DATASET SECTION
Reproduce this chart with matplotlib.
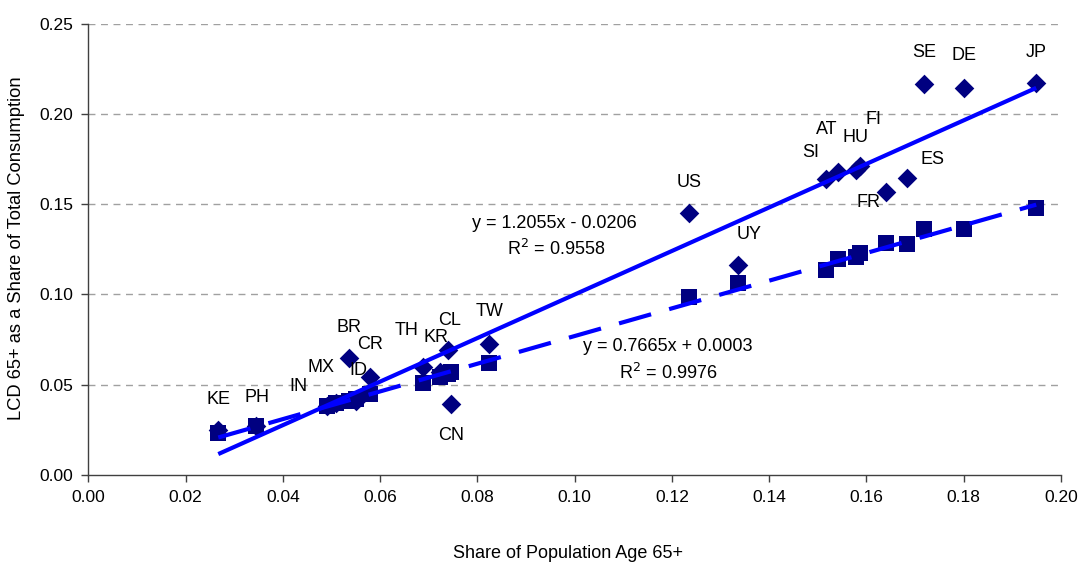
import matplotlib
matplotlib.use("Agg")
import matplotlib.pyplot as plt
import numpy as np

plt.rcParams['font.family'] = ['Liberation Sans', 'DejaVu Sans']

countries = ["KE", "PH", "IN", "MX", "BR", "ID", "CR", "TH", "KR", "CL", "CN", "TW",
             "US", "UY", "SI", "AT", "HU", "FI", "FR", "ES", "SE", "DE", "JP"]
pop65 = [0.0267, 0.0345, 0.0490, 0.0510, 0.0536, 0.0550, 0.0579, 0.0688, 0.0723, 0.0740,
         0.0745, 0.0824, 0.1235, 0.1335, 0.1517, 0.1542, 0.1578, 0.1587, 0.1640, 0.1683,
         0.1718, 0.1800, 0.1949]
lcd65 = [0.025, 0.027, 0.038, 0.040, 0.0648, 0.041, 0.0543, 0.060, 0.057, 0.0691,
         0.0392, 0.0725, 0.1450, 0.1163, 0.1639, 0.1680, 0.1689, 0.1711, 0.1565, 0.1643,
         0.2163, 0.2141, 0.2169]
popshare = [0.023, 0.027, 0.038, 0.040, 0.041, 0.042, 0.045, 0.051, 0.054, 0.056,
            0.057, 0.062, 0.0985, 0.1063, 0.1135, 0.1196, 0.1209, 0.1231, 0.1286, 0.1279,
            0.1360, 0.1360, 0.1480]

# trendline coefficients as printed on chart
fit_lcd = (1.2055, -0.0206)
fit_pop = (0.7665, 0.0003)

# label offsets (pixels)
label_offsets = {
    "KE": (0, 30), "PH": (1, 29), "IN": (-28, 20), "MX": (-15, 35), "BR": (0, 30),
    "ID": (2, 30), "CR": (0, 32), "TH": (-16, 36), "KR": (-4, 35), "CL": (1, 30),
    "CN": (0, -31), "TW": (0, 33), "US": (0, 31), "UY": (12, 30), "SI": (-15, 26),
    "AT": (-12, 42), "HU": (0, 32), "FI": (13, 46), "FR": (-17, -10), "ES": (26, 19),
    "SE": (0, 32), "DE": (0, 33), "JP": (0, 31),
}

fig = plt.figure(figsize=(10.8, 5.65), dpi=100)
ax = fig.add_axes([0.0819, 0.1593, 0.9824 - 0.0819, 0.9584 - 0.1593])

navy = "#000080"
blue = "#0000FF"

ax.scatter(pop65, lcd65, marker="D", s=10**2, color=navy, linewidths=0, zorder=3)
ax.scatter(pop65, popshare, marker="s", s=12**2, color=navy, linewidths=0, zorder=4)

xs = np.array([min(pop65), max(pop65)])
ax.plot(xs, fit_lcd[0] * xs + fit_lcd[1], color=blue, lw=3, solid_capstyle="butt", zorder=5)
ax.plot(xs, fit_pop[0] * xs + fit_pop[1], color=blue, lw=3, dashes=(8, 4.5),
        dash_capstyle="butt", zorder=5)

for c, x, y in zip(countries, pop65, lcd65):
    dx, dy = label_offsets[c]
    ax.annotate(c, (x, y), xytext=(dx, dy), textcoords="offset pixels",
                ha="center", va="center", fontsize=13, color="black", zorder=6)

ax.text(0.0959, 0.1395, "y = 1.2055x - 0.0206", ha="center", va="center", fontsize=13)
ax.text(0.0961, 0.1250, "R$^2$ = 0.9558", ha="center", va="center", fontsize=13)
ax.text(0.1192, 0.0709, "y = 0.7665x + 0.0003", ha="center", va="center", fontsize=13)
ax.text(0.1192, 0.0565, "R$^2$ = 0.9976", ha="center", va="center", fontsize=13)

ax.set_xlim(0, 0.20)
ax.set_ylim(0, 0.25)
ax.set_xticks(np.arange(0, 0.2001, 0.02))
ax.set_yticks(np.arange(0, 0.2501, 0.05))
ax.xaxis.set_major_formatter(matplotlib.ticker.FormatStrFormatter("%.2f"))
ax.yaxis.set_major_formatter(matplotlib.ticker.FormatStrFormatter("%.2f"))
ax.tick_params(direction="out", length=5, width=1, color="#404040", labelsize=12.5, pad=6)

for y in np.arange(0.05, 0.2501, 0.05):
    ax.axhline(y, color="#a0a0a0", lw=1, dashes=(5, 4), zorder=1)

ax.spines["top"].set_visible(False)
ax.spines["right"].set_visible(False)
for s in ("left", "bottom"):
    ax.spines[s].set_color("#404040")
    ax.spines[s].set_linewidth(1)

fig.text(568 / 1080, 1 - 554 / 565, "Share of Population Age 65+", fontsize=13,
         ha="center", va="center")
fig.text(17 / 1080, 1 - 248 / 565, "LCD 65+ as a Share of Total Consumption", fontsize=13.2,
         ha="center", va="center", rotation=90)

fig.savefig("out.png", dpi=100)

YOUR GOAL
Extract the lines exactly, please: the first line of the listing, the line with "fit_pop = (0.7665, 0.0003)", and every line between them, but no pictures.

OUTPUT
Reproduce this chart with matplotlib.
import matplotlib
matplotlib.use("Agg")
import matplotlib.pyplot as plt
import numpy as np

plt.rcParams['font.family'] = ['Liberation Sans', 'DejaVu Sans']

countries = ["KE", "PH", "IN", "MX", "BR", "ID", "CR", "TH", "KR", "CL", "CN", "TW",
             "US", "UY", "SI", "AT", "HU", "FI", "FR", "ES", "SE", "DE", "JP"]
pop65 = [0.0267, 0.0345, 0.0490, 0.0510, 0.0536, 0.0550, 0.0579, 0.0688, 0.0723, 0.0740,
         0.0745, 0.0824, 0.1235, 0.1335, 0.1517, 0.1542, 0.1578, 0.1587, 0.1640, 0.1683,
         0.1718, 0.1800, 0.1949]
lcd65 = [0.025, 0.027, 0.038, 0.040, 0.0648, 0.041, 0.0543, 0.060, 0.057, 0.0691,
         0.0392, 0.0725, 0.1450, 0.1163, 0.1639, 0.1680, 0.1689, 0.1711, 0.1565, 0.1643,
         0.2163, 0.2141, 0.2169]
popshare = [0.023, 0.027, 0.038, 0.040, 0.041, 0.042, 0.045, 0.051, 0.054, 0.056,
            0.057, 0.062, 0.0985, 0.1063, 0.1135, 0.1196, 0.1209, 0.1231, 0.1286, 0.1279,
            0.1360, 0.1360, 0.1480]

# trendline coefficients as printed on chart
fit_lcd = (1.2055, -0.0206)
fit_pop = (0.7665, 0.0003)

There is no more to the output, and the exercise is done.